* _Stated task_
Transcribe the listing exactly, leaving out every picture.

* _Data excerpt_
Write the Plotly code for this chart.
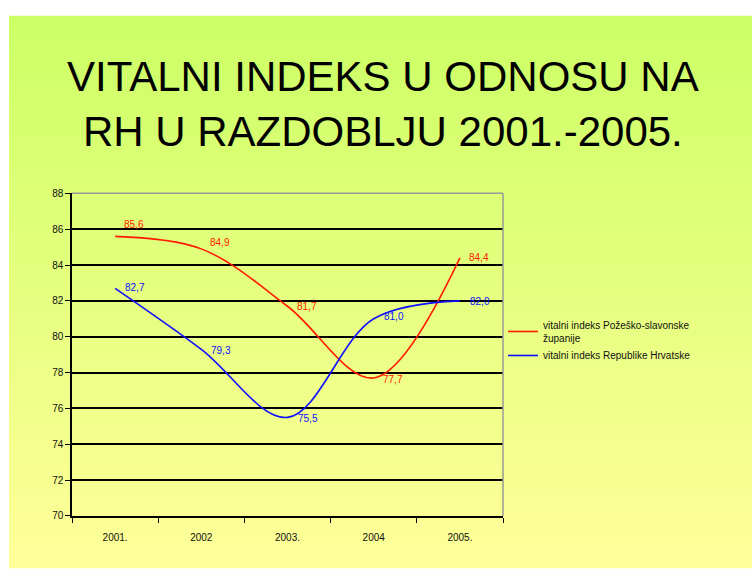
import plotly.graph_objects as go

years = ["2001.", "2002", "2003.", "2004", "2005."]
pozega = [85.6, 84.9, 81.7, 77.7, 84.4]
hrvatska = [82.7, 79.3, 75.5, 81.0, 82.0]
name_pozega = "vitalni indeks Požeško-slavonske<br>županije"
name_hr = "vitalni indeks Republike Hrvatske"
y_ticks = list(range(70, 90, 2))

W, H = 752, 572

def px(x):
    return x / W

def py(y):
    return 1 - y / H

def fmt(v):
    return f"{v:.1f}".replace(".", ",")

RED = "#ff1a00"
BLUE = "#1010ff"

fig = go.Figure()
fig.add_trace(go.Scatter(
    x=years, y=pozega, name=name_pozega, mode="lines",
    line=dict(color=RED, width=1.6, shape="spline", smoothing=1.0),
))
fig.add_trace(go.Scatter(
    x=years, y=hrvatska, name=name_hr, mode="lines",
    line=dict(color=BLUE, width=1.6, shape="spline", smoothing=1.0),
))

annotations = []
red_yshift = [12, 6, 0, -2, 0]
blue_yshift = [1, -1, -1, 2, -1]
for i in range(len(years)):
    annotations.append(dict(x=i, y=pozega[i], xref="x", yref="y", text=fmt(pozega[i]),
                            showarrow=False, xanchor="left", yanchor="middle",
                            xshift=7, yshift=red_yshift[i],
                            font=dict(color=RED, size=10)))
    annotations.append(dict(x=i, y=hrvatska[i], xref="x", yref="y", text=fmt(hrvatska[i]),
                            showarrow=False, xanchor="left", yanchor="middle",
                            xshift=8, yshift=blue_yshift[i],
                            font=dict(color=BLUE, size=10)))

annotations.append(dict(
    text="VITALNI INDEKS U ODNOSU NA<br>RH U RAZDOBLJU 2001.-2005.",
    xref="paper", yref="paper", x=px(383), y=py(101),
    xanchor="center", yanchor="middle", showarrow=False,
    font=dict(size=42, family="Liberation Sans", color="#000000"),
))

# background gradient (green top -> pale yellow bottom)
shapes = []
n = 60
top = (0xcc, 0xff, 0x66)
bot = (0xff, 0xff, 0x99)
x0 = px(9)
ytop = py(11)
for i in range(n):
    t = i / (n - 1)
    c = tuple(int(round(top[k] + (bot[k] - top[k]) * t)) for k in range(3))
    ya = ytop - ytop * i / n
    yb = ytop - ytop * (i + 1) / n
    shapes.append(dict(type="rect", xref="paper", yref="paper", x0=x0, x1=1.01,
                       y0=yb - 0.004, y1=ya, fillcolor="rgb(%d,%d,%d)" % c,
                       line=dict(width=0), layer="below"))

pl, pr = px(72), px(503)
pb, pt = py(521), py(192)
shapes.append(dict(type="line", xref="paper", yref="paper", x0=pr, x1=pr, y0=pb, y1=pt,
                   line=dict(color="#9a9a9a", width=1.5)))
shapes.append(dict(type="line", xref="paper", yref="paper", x0=pl, x1=pr, y0=pt, y1=pt,
                   line=dict(color="#9a9a9a", width=1.5)))

fig.update_layout(
    width=W, height=H,
    margin=dict(l=0, r=0, t=0, b=0),
    paper_bgcolor="white",
    plot_bgcolor="rgba(0,0,0,0)",
    shapes=shapes,
    annotations=annotations,
    font=dict(family="Liberation Sans", color="#000000"),
    xaxis=dict(domain=[pl, pr], type="category", showgrid=False,
               showline=True, linecolor="black", linewidth=1.5,
               ticks="outside", tickson="boundaries", ticklen=5, tickcolor="black",
               ticklabelstandoff=11,
               tickfont=dict(size=10, color="#111111"), range=[-0.5, 4.5]),
    yaxis=dict(domain=[pb, pt], range=[70, 88], tickvals=y_ticks,
               showgrid=True, gridcolor="black", gridwidth=1.5,
               showline=True, linecolor="black", linewidth=1.5,
               ticks="outside", ticklen=5, tickcolor="black",
               tickfont=dict(size=10, color="#111111"), zeroline=False),
    legend=dict(x=px(503), y=py(313), xanchor="left", yanchor="top",
                bgcolor="rgba(0,0,0,0)", font=dict(size=10, color="#111111"),
                itemwidth=30, tracegroupgap=4),
)

fig.write_html("out.html", config={"displayModeBar": False},
               post_script="document.body.style.margin='0';document.body.style.overflow='hidden';")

* _Full response_
Write the Plotly code for this chart.
import plotly.graph_objects as go

years = ["2001.", "2002", "2003.", "2004", "2005."]
pozega = [85.6, 84.9, 81.7, 77.7, 84.4]
hrvatska = [82.7, 79.3, 75.5, 81.0, 82.0]
name_pozega = "vitalni indeks Požeško-slavonske<br>županije"
name_hr = "vitalni indeks Republike Hrvatske"
y_ticks = list(range(70, 90, 2))

W, H = 752, 572

def px(x):
    return x / W

def py(y):
    return 1 - y / H

def fmt(v):
    return f"{v:.1f}".replace(".", ",")

RED = "#ff1a00"
BLUE = "#1010ff"

fig = go.Figure()
fig.add_trace(go.Scatter(
    x=years, y=pozega, name=name_pozega, mode="lines",
    line=dict(color=RED, width=1.6, shape="spline", smoothing=1.0),
))
fig.add_trace(go.Scatter(
    x=years, y=hrvatska, name=name_hr, mode="lines",
    line=dict(color=BLUE, width=1.6, shape="spline", smoothing=1.0),
))

annotations = []
red_yshift = [12, 6, 0, -2, 0]
blue_yshift = [1, -1, -1, 2, -1]
for i in range(len(years)):
    annotations.append(dict(x=i, y=pozega[i], xref="x", yref="y", text=fmt(pozega[i]),
                            showarrow=False, xanchor="left", yanchor="middle",
                            xshift=7, yshift=red_yshift[i],
                            font=dict(color=RED, size=10)))
    annotations.append(dict(x=i, y=hrvatska[i], xref="x", yref="y", text=fmt(hrvatska[i]),
                            showarrow=False, xanchor="left", yanchor="middle",
                            xshift=8, yshift=blue_yshift[i],
                            font=dict(color=BLUE, size=10)))

annotations.append(dict(
    text="VITALNI INDEKS U ODNOSU NA<br>RH U RAZDOBLJU 2001.-2005.",
    xref="paper", yref="paper", x=px(383), y=py(101),
    xanchor="center", yanchor="middle", showarrow=False,
    font=dict(size=42, family="Liberation Sans", color="#000000"),
))

# background gradient (green top -> pale yellow bottom)
shapes = []
n = 60
top = (0xcc, 0xff, 0x66)
bot = (0xff, 0xff, 0x99)
x0 = px(9)
ytop = py(11)
for i in range(n):
    t = i / (n - 1)
    c = tuple(int(round(top[k] + (bot[k] - top[k]) * t)) for k in range(3))
    ya = ytop - ytop * i / n
    yb = ytop - ytop * (i + 1) / n
    shapes.append(dict(type="rect", xref="paper", yref="paper", x0=x0, x1=1.01,
                       y0=yb - 0.004, y1=ya, fillcolor="rgb(%d,%d,%d)" % c,
                       line=dict(width=0), layer="below"))

pl, pr = px(72), px(503)
pb, pt = py(521), py(192)
shapes.append(dict(type="line", xref="paper", yref="paper", x0=pr, x1=pr, y0=pb, y1=pt,
                   line=dict(color="#9a9a9a", width=1.5)))
shapes.append(dict(type="line", xref="paper", yref="paper", x0=pl, x1=pr, y0=pt, y1=pt,
                   line=dict(color="#9a9a9a", width=1.5)))

fig.update_layout(
    width=W, height=H,
    margin=dict(l=0, r=0, t=0, b=0),
    paper_bgcolor="white",
    plot_bgcolor="rgba(0,0,0,0)",
    shapes=shapes,
    annotations=annotations,
    font=dict(family="Liberation Sans", color="#000000"),
    xaxis=dict(domain=[pl, pr], type="category", showgrid=False,
               showline=True, linecolor="black", linewidth=1.5,
               ticks="outside", tickson="boundaries", ticklen=5, tickcolor="black",
               ticklabelstandoff=11,
               tickfont=dict(size=10, color="#111111"), range=[-0.5, 4.5]),
    yaxis=dict(domain=[pb, pt], range=[70, 88], tickvals=y_ticks,
               showgrid=True, gridcolor="black", gridwidth=1.5,
               showline=True, linecolor="black", linewidth=1.5,
               ticks="outside", ticklen=5, tickcolor="black",
               tickfont=dict(size=10, color="#111111"), zeroline=False),
    legend=dict(x=px(503), y=py(313), xanchor="left", yanchor="top",
                bgcolor="rgba(0,0,0,0)", font=dict(size=10, color="#111111"),
                itemwidth=30, tracegroupgap=4),
)

fig.write_html("out.html", config={"displayModeBar": False},
               post_script="document.body.style.margin='0';document.body.style.overflow='hidden';")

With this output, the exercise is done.